Progress in the development of an immersed boundary viscous wall-model for 3d and high-speed flows

The excessive computational requirements for DNS and wall-resolved large eddy simulation (LES) make these methods intractable for simulations concerning flows over complex, real-world geometries. Wall-modeled LES (WMLES) approaches seek to reduce this cost by applying wall-layer models to turbulent boundary layers. Immersed boundary methods (IBMs) have grown in popularity over the past few decades due to the fact that the mesh can be automatically generated for any complex geometry-a potentially major advancement for common industrial CFD simulations. However, immersed boundary approaches suffer from reduced numerical stability at the wall, primarily attributable to irregular discretization of boundary operators. This is a problem that is especially significant in high Mach number WMLES, where numerical schemes must be both stable at high wavenum-bers and non-dissipative, which are conflicting requirements. This study aims to improve existing immersed boundary approaches as applied to WMLES of high speed flows. This is done by carefully addressing dissipation both away from and close to the wall, by using a locally-stabilized discretization approach, and by modifying the application of boundary conditions.

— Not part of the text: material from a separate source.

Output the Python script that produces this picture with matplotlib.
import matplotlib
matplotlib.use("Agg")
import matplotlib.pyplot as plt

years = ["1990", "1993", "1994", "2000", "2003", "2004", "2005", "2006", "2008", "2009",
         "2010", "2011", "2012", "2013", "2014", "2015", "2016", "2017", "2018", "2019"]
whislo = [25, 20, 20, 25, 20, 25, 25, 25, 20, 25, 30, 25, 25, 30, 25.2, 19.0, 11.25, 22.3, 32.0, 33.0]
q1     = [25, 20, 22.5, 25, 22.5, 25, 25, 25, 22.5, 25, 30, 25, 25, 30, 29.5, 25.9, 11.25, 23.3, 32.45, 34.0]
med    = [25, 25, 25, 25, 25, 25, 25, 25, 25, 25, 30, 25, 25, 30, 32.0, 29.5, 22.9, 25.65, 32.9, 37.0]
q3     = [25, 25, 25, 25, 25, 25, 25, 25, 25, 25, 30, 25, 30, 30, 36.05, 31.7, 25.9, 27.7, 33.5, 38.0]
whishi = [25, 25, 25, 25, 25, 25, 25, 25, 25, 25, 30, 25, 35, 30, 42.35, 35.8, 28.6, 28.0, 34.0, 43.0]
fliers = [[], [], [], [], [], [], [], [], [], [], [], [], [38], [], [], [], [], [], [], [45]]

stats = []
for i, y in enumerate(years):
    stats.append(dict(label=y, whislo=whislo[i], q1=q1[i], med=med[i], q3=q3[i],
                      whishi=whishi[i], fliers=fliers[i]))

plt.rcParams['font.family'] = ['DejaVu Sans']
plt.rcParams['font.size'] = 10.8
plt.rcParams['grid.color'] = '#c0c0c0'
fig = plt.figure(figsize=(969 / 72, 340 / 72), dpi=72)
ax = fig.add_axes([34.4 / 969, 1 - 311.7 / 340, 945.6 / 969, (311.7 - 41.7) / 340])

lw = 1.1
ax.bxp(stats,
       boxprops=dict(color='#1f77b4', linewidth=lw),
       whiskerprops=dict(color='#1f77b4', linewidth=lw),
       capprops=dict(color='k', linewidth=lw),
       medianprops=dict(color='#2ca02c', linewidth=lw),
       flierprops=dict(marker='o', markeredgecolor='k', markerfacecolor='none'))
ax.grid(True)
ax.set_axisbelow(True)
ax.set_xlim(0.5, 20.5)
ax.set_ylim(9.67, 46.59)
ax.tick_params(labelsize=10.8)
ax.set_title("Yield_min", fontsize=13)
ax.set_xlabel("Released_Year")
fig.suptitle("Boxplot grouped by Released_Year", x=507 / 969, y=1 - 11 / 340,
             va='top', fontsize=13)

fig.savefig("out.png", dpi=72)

Test cases presented here include a turbulent channel for basic validation, a hypersonic transitional boundary layer to investigate high-speed, zero-pressure-gradient flows, a hypersonic shock wave boundary layer interaction to investigate adverse pressure gradients, separation, and turbulent heating, and a hypersonic compression ramp which is significantly challenging as it combines all of the features from the aforementioned high-speed flow problems.